Éviter le pire… (Édito – avril 2022)

Pour la troisième fois en vingt ans, le système électoral prévu par notre constitution impose aux forces sociales et écologistes de voter en quelque sorte par défaut. Il les oblige à choisir d’éviter le pire, à savoir l’extrême droite, sans leur permettre de faire pleinement valoir leur choix. Et les législatives qui vont suivre, même s’il faut agir pour tenter d’en faire un troisième tour victorieux, risquent fort de donner une majorité absolue au Président élu. Si l’on ajoute à tout cela les difficultés rencontrées par deux des trois candidats arrivés en tête pour recueillir les 500 signatures, force est de constater que la constitution doit changer, ou du moins que cette élection présidentielle, qui continue à avoir la préférence des Français, doit être modifiée… Cependant, on ne peut se contenter de ce constat car il faut aussi considérer plus largement la situation de nos instances électives. En effet, grâce au rôle joué par le taux d’abstention et la notoriété locale, des partis qui ne comptent désormais plus beaucoup à l’élection présidentielle continuent de diriger un grand nombre de collectivités territoriales. Comment, dans ces conditions, notre démocratie  représentative peut-elle fonctionner, si ce n’est en encourageant l’autoritarisme du chef de l’État ? Un autoritarisme auquel Emmanuel Macron ne s’est pas privé d’avoir recours.

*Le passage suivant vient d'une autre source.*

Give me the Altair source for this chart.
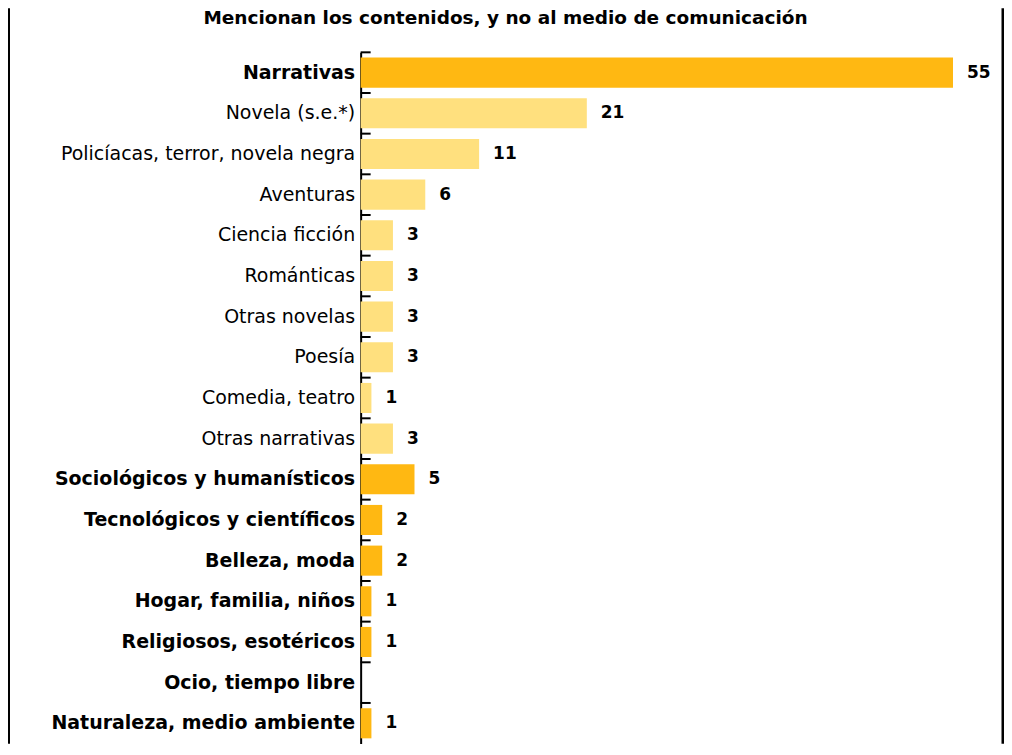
import json
import altair as alt
import pandas as pd

title_text = "Mencionan los contenidos, y no al medio de comunicación"

categories = [
    "Narrativas",
    "Novela (s.e.*)",
    "Policíacas, terror, novela negra",
    "Aventuras",
    "Ciencia ficción",
    "Románticas",
    "Otras novelas",
    "Poesía",
    "Comedia, teatro",
    "Otras narrativas",
    "Sociológicos y humanísticos",
    "Tecnológicos y científicos",
    "Belleza, moda",
    "Hogar, familia, niños",
    "Religiosos, esotéricos",
    "Ocio, tiempo libre",
    "Naturaleza, medio ambiente",
]
values = [55, 21, 11, 6, 3, 3, 3, 3, 1, 3, 5, 2, 2, 1, 1, None, 1]
levels = ["main"] + ["sub"] * 9 + ["main"] * 7

labels = ["" if v is None else str(v) for v in values]
main_cats = [c for c, l in zip(categories, levels) if l == "main"]

df = pd.DataFrame({"category": categories, "value": values, "level": levels, "label": labels})
one = pd.DataFrame({"k": [0]})

FONT = "DejaVu Sans"
PL, PT, PR = 353, 44, 2
W, H = 642, 692
N = len(categories)
PI, PO = 0.26, 0.13
STEP = H / N

bold_expr = "indexof(%s, datum.value) >= 0 ? 'bold' : 'normal'" % json.dumps(main_cats, ensure_ascii=False)

yaxis = alt.Axis(
    title=None, ticks=False, domainColor="black", domainWidth=2,
    labelFont=FONT, labelFontSize=19, labelColor="black", labelPadding=6,
    labelLimit=400, labelFontWeight=alt.expr(bold_expr),
)
yscale = alt.Scale(domain=categories, paddingInner=PI, paddingOuter=PO)
xenc = alt.X("value:Q", scale=alt.Scale(domain=[0, 59.55], nice=False, zero=True), axis=None)
yenc = alt.Y("category:N", sort=categories, scale=yscale, axis=yaxis)

bars = alt.Chart(df).mark_bar().encode(
    x=xenc, y=yenc,
    color=alt.Color("level:N", scale=alt.Scale(domain=["main", "sub"], range=["#FFB812", "#FFE07E"]), legend=None),
)
texts = alt.Chart(df).mark_text(
    align="left", baseline="middle", dx=14, font=FONT, fontSize=17, fontWeight="bold", color="black"
).encode(x=xenc, y=yenc, text="label:N")

ticks = alt.Chart(df).mark_rule(color="black", strokeWidth=2, yOffset=-STEP * PO).encode(
    y=alt.Y("category:N", sort=categories, scale=yscale, axis=yaxis, bandPosition=0),
    x=alt.value(0), x2=alt.value(10),
)

left_border = alt.Chart(one).mark_rule(color="black", strokeWidth=3).encode(
    x=alt.value(-352.5), y=alt.value(-PT), y2=alt.value(H)
)
right_border = alt.Chart(one).mark_rule(color="black", strokeWidth=3).encode(
    x=alt.value(643), y=alt.value(-PT), y2=alt.value(H)
)
title = alt.Chart(one).mark_text(
    text=title_text, font=FONT, fontSize=18.5, fontWeight="bold", align="center", baseline="middle", color="black"
).encode(x=alt.value(145), y=alt.value(-34))

chart = alt.layer(bars, texts, ticks, left_border, right_border, title).properties(
    width=W, height=H,
    padding={"left": PL, "top": PT, "right": PR, "bottom": 0},
    autosize=alt.AutoSizeParams(type="none"),
).configure_view(stroke=None)

chart.save("out.html", embed_options={"renderer": "svg", "actions": False})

Finalement, il faudra que la classe politique accepte que notre système présidentiel soit remis en cause, que des élections à la proportionnelle donnent toute leur place aux députés et qu’une plus grande décentralisation soit mise en place. Tout ceci, bien sûr, ne pourra pas éviter aux partis politiques de s’interroger sur la désaffection dont ils font l’objet.

Tous sur le pied de guerre pour l’accueil des Ukrainiens (Édito – mars 2022)

Depuis la tentative d’invasion de l’Ukraine par la Russie, nos institutions locales – au diapason de la France et de l’Europe – sont mobilisées comme jamais pour le meilleur accueil possible des migrants ukrainiens. Dans le cadre du dispositif de « protection temporaire » créé par l’UE il y a une vingtaine d’années, les engagements sont (quasi) sans limite : assurer une scolarisation immédiate, un hébergement sécure immédiat, un accès aux soins et à des ressources financières, un droit au travail immédiat… La ville de Nancy a affrété des bus pour aller chercher des familles jusqu’en Pologne. Le Préfet et le Secrétaire Général de la Préfecture les ont accueillies en personne.

Nous, membres d’ATTAC, nous en réjouissons pleinement. Quel plaisir de constater que nos édiles ont le cœur sur la main lorsque les enjeux géopolitiques les y astreignent. Quelle réjouissance de constater qu’ils savent mettre à disposition leurs services à hauteur des besoins de l’accueil de plusieurs centaines d’étrangers.

Bien sûr, nous nous insurgeons contre la folie guerrière de Poutine comme de tous autres élans mortifères, de quelque pays qu’ils proviennent.

Bien sûr, nous nous insurgeons contre les discriminations en œuvre à la frontière pour trier les migrants demandant le droit d’entrée en Pologne, tout comme nous sommes révoltés par ce même sort que subissent des centaines de sans-papiers vivant en Meurthe-et-Moselle depuis plusieurs années. Chaleureusement, nous souhaitons donc la bienvenue aux Ukrainiens à Nancy. Nous en appelons à un traitement aussi généreux de tous les migrants dans notre département : d’où qu’ils viennent, quoi qu’ils fuient. En soi, il n’y a pas de migrants plus méritants que d’autres. Tous doivent être accueillis dans un esprit de fraternité…

et sur un même pied d’égalité !

Ce texte a été lu en public lors du dernier Cercle de silence du samedi 26 mars, place Stanislas.